By "modern" of course I mean "what Ford did with the Fiesta ten years previously." Enter the ZAZ 1102 Tavria, a wedgy little box with a 1.1 litre engine, squirting out 51hp was competitive with its micro-class companions like the Talbot Sunbeam or Lada Samara; the little ZAZ had McPherson Struts and a five-speed gearbox, technical revolutions for a country like the Ukraine. In its defense, it was planned at the end of the 1970s, but deemed at that point "unnecessary" for the grand old USSR, and temporarily shelved. The financial demands of Perestroika, however, brought it back off the shelves and into the factories, where it was churned out alongside the old ZAZ-968 until that model was retired in 1994.

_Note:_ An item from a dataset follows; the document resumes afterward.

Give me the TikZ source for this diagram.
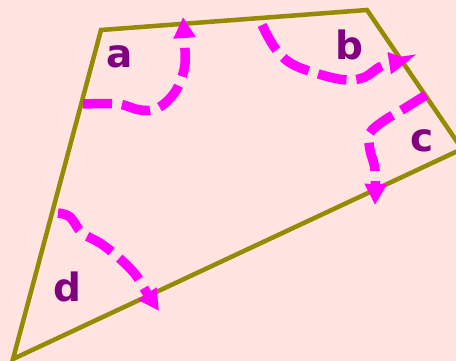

Of course, with Estonia getting riled about its status in 1988, and the other satellite countries in the Union grumbling, it wouldn't be long before the Soviet Union collapse would shake Ukraine's economic might to its foundations, and despite its productivity, ZAZ wouldn't escape the fallout; with its protecting overlords running for the hills, the company had little room to manouvre in terms of development. The little ZAZ Tavria therefore remained in production for the next twenty years, spawning a booted version (the Slawuta), an estate (the Dana) and even high-body Courier-style vans and pickups.

There's no surprise this little model has ended up in Warsaw - being only 200km from the border, the economical little runaround would have no qualms bouncing its way through the crumbling heartland of post-Soviet Poland. Even less so when you consider it stands only 5km away from the FSO factory, owned 20% by parent company UkrAVTO... who coincidentally own ZAZ too.